Logistic Regression MLP
Train sample 35.8 34.9
validation sample 1 40.0 34.4
validation sample 2 37.7 32.0
validation sample 3 37.5 31.5
validation sample 4 36.4 34.2

As you can see, the Gini's of the Logistic Regression are consistently higher than the Gini's of the MLP.

Why could that be?

Before running both the Logistic Regression and the MLP I have categorized the categorical variables and also scaled the numeric variables.

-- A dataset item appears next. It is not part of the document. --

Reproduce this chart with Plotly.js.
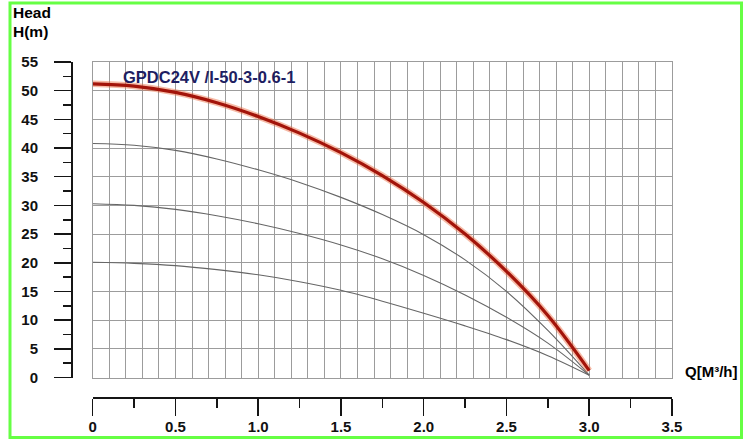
<!DOCTYPE html>
<html>
<head>
<meta charset="utf-8">
<script src="https://cdn.plot.ly/plotly-3.0.1.min.js"></script>
<style>
html,body{margin:0;padding:0;background:#fff;}
#chart{width:747px;height:440px;}
</style>
</head>
<body>
<div id="chart"></div>
<script>
// Flow rate Q [m3/h]
const flow = [0, 0.25, 0.5, 0.75, 1.0, 1.25, 1.5, 1.75, 2.0, 2.25, 2.5, 2.75, 3.0];
// Head curves H [m]
const headMain = [51.2, 50.8, 49.7, 47.9, 45.5, 42.6, 39.2, 35.2, 30.5, 25.0, 18.5, 10.8, 1.2];
const head40   = [40.8, 40.5, 39.6, 38.1, 36.2, 34.0, 31.4, 28.4, 24.9, 20.5, 15.0, 8.2, 0.4];
const head30   = [30.3, 30.0, 29.3, 28.2, 26.8, 25.1, 23.1, 20.7, 17.8, 14.4, 10.5, 6.0, 0.4];
const head20   = [20.1, 19.9, 19.5, 18.8, 17.9, 16.7, 15.2, 13.3, 11.2, 9.0, 6.6, 3.8, 0.4];

const xTickVals = [0, 0.5, 1.0, 1.5, 2.0, 2.5, 3.0, 3.5];
const xTickText = ['0', '0.5', '1.0', '1.5', '2.0', '2.5', '3.0', '3.5'];
const yTickVals = [0, 5, 10, 15, 20, 25, 30, 35, 40, 45, 50, 55];
const yTickText = ['0', '5', '10', '15', '20', '25', '30', '35', '40', '45', '50', '55'];

const modelName = 'GPDC24V /I-50-3-0.6-1';
const yLabel1 = 'Head';
const yLabel2 = 'H(m)';
const xLabel = 'Q[M³/h]';

const FONT = 'Liberation Sans, Arial, Helvetica, sans-serif';
const grey = {color: '#666666', width: 1.1, shape: 'spline', smoothing: 1};

const traces = [
  {x: flow, y: head20, mode: 'lines', line: grey, xaxis: 'x', yaxis: 'y', hoverinfo: 'skip'},
  {x: flow, y: head30, mode: 'lines', line: grey, xaxis: 'x', yaxis: 'y', hoverinfo: 'skip'},
  {x: flow, y: head40, mode: 'lines', line: grey, xaxis: 'x', yaxis: 'y', hoverinfo: 'skip'},
  {x: flow, y: headMain, mode: 'lines', line: {color: 'rgba(235,105,60,0.45)', width: 6.5, shape: 'spline', smoothing: 1}, xaxis: 'x2', yaxis: 'y2', hoverinfo: 'skip'},
  {x: flow, y: headMain, mode: 'lines', line: {color: '#a3140a', width: 3.2, shape: 'spline', smoothing: 1}, xaxis: 'x2', yaxis: 'y2', hoverinfo: 'skip'}
];

// plot area: left 71, right 672, top 62, bottom 397
const L = 71, R = 672, T = 62, B = 397;
const W = R - L, H = B - T;
const px = v => (v - L) / W;
const py = v => (B - v) / H;
const xDom = [px(92.7), 1];
const yDom = [py(377.5), 1];

const gridColor = '#9c9c9c';
const axisColor = '#151515';
const tickFont = {family: FONT, size: 15, color: '#111', weight: 'bold'};

const layout = {
  width: 747, height: 440,
  margin: {l: L, r: 747 - R, t: T, b: 440 - B, pad: 0},
  paper_bgcolor: '#fff', plot_bgcolor: '#fff',
  showlegend: false,
  xaxis: {
    domain: xDom, range: [0, 3.5], anchor: 'y',
    showgrid: true, dtick: 0.1, tick0: 0, gridcolor: gridColor, gridwidth: 1,
    showticklabels: false, ticks: '', zeroline: false,
    showline: true, mirror: true, linecolor: gridColor, linewidth: 1
  },
  yaxis: {
    domain: yDom, range: [0, 55], anchor: 'x',
    showgrid: true, dtick: 5, tick0: 0, gridcolor: gridColor, gridwidth: 1,
    showticklabels: false, ticks: '', zeroline: false,
    showline: true, mirror: true, linecolor: gridColor, linewidth: 1
  },
  xaxis2: {
    overlaying: 'x', anchor: 'free', position: 0, domain: xDom,
    range: [0, 3.5], showgrid: false, zeroline: false,
    showline: true, linecolor: axisColor, linewidth: 1.5,
    tickmode: 'array', tickvals: xTickVals, ticktext: xTickText,
    ticks: 'outside', ticklen: 17, tickwidth: 1.5, tickcolor: axisColor,
    minor: {ticks: 'outside', dtick: 0.25, tick0: 0, ticklen: 9, tickwidth: 1.5, tickcolor: axisColor, showgrid: false},
    tickfont: tickFont, ticklabelstandoff: -2
  },
  yaxis2: {
    overlaying: 'y', anchor: 'free', position: 0, side: 'left', domain: yDom,
    range: [0, 55], showgrid: false, zeroline: false,
    showline: true, linecolor: axisColor, linewidth: 1.5,
    tickmode: 'array', tickvals: yTickVals, ticktext: yTickText,
    ticks: 'outside', ticklen: 17, tickwidth: 1.5, tickcolor: axisColor,
    minor: {ticks: 'outside', dtick: 2.5, tick0: 0, ticklen: 8, tickwidth: 1.5, tickcolor: axisColor, showgrid: false},
    tickfont: tickFont, ticklabelstandoff: 13
  },
  annotations: [
    {xref: 'paper', yref: 'paper', x: px(11), y: py(12.5), xanchor: 'left', yanchor: 'middle', showarrow: false,
     text: yLabel1, font: {family: FONT, size: 15.5, color: '#000', weight: 'bold'}},
    {xref: 'paper', yref: 'paper', x: px(11), y: py(32), xanchor: 'left', yanchor: 'middle', showarrow: false,
     text: yLabel2, font: {family: FONT, size: 15.5, color: '#000', weight: 'bold'}},
    {xref: 'paper', yref: 'paper', x: px(121), y: py(77), xanchor: 'left', yanchor: 'middle', showarrow: false,
     text: modelName, font: {family: FONT, size: 16.5, color: '#1e1e62', weight: 'bold'}},
    {xref: 'paper', yref: 'paper', x: px(683), y: py(371), xanchor: 'left', yanchor: 'middle', showarrow: false,
     text: xLabel, font: {family: FONT, size: 15, color: '#000', weight: 'bold'}}
  ],
  shapes: [
    {type: 'rect', xref: 'paper', yref: 'paper', x0: px(10), x1: px(741.5), y0: py(3), y1: py(437.5),
     line: {color: '#66ff44', width: 3}, fillcolor: 'rgba(0,0,0,0)', layer: 'above'}
  ]
};

Plotly.newPlot('chart', traces, layout, {staticPlot: true, displayModeBar: false});
</script>
</body>
</html>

The code of the Logistic Regression is really simple and straightfoward:

Y=data['Target']  # this is the target
X=data[col_list]  # this is the list of 33 predictive features


X1=sm.add_constant(X)
   
logit=sm.Logit(Y,X1)
result=logit.fit()
print(result.summary())

The code of the MLP is this one:

def build_model():
    model = Sequential()
    model.add(Dense(5, input_dim=33, activation='relu'))
    model.add(Dense(5, activation='sigmoid'))
    model.add(Dense(1, activation='sigmoid'))
    # Compile model
    model.compile(loss='binary_crossentropy', optimizer='adam', metrics=['accuracy'])
    return model

   
model = build_model()
model.fit(X, Y, epochs=4, batch_size=30, verbose=1)  # X=predictive features ; Y = target 

I don't understand why the MLP underperforms the Logistic Regression.

Pitouille
  • 1,506
  • 3
  • 5
  • 16
  • How many observations do you have? If you ave less than, say, $33 \cdot 100$, I would be surprised if a neural network did better than logistic regression! See [Minimum Training size for simple neural net](https://stats.stackexchange.com/questions/257292/minimum-training-size-for-simple-neural-net) and [Neural network modeling sample size](https://stats.stackexchange.com/questions/78289/neural-network-modeling-sample-size/78298) – kjetil b halvorsen Nov 10 '21 at 13:31
  • Actually I have 380,000 observations. Thanks for sharing the links: let me take a look. – Giampaolo Levorato Nov 10 '21 at 13:37
  • Is this in-sample or out-of-sample performance? – Dave Nov 10 '21 at 14:19
  • Both the in-sample and out-of-sample data have ~380,000 observations. – Giampaolo Levorato Nov 10 '21 at 14:38

1 Answers1

2

If the response conditioned on your predictive roughly follows a logistic curve then logistic regression will be superior. Despite ML hype, DL/NN do not always outperform simpler models.

Have you examined the output of the logistic model? What do the residuals look like? I believe this implementation automatically includes an L2 penalty which probably helps given the number of predictors.

Not sure what categorized the categorical variable means. If it's something like one-hot encoding that is not recommended for regression, the model implementation should automatically handle it.

Glen
  • 6,320
  • 4
  • 37
  • 59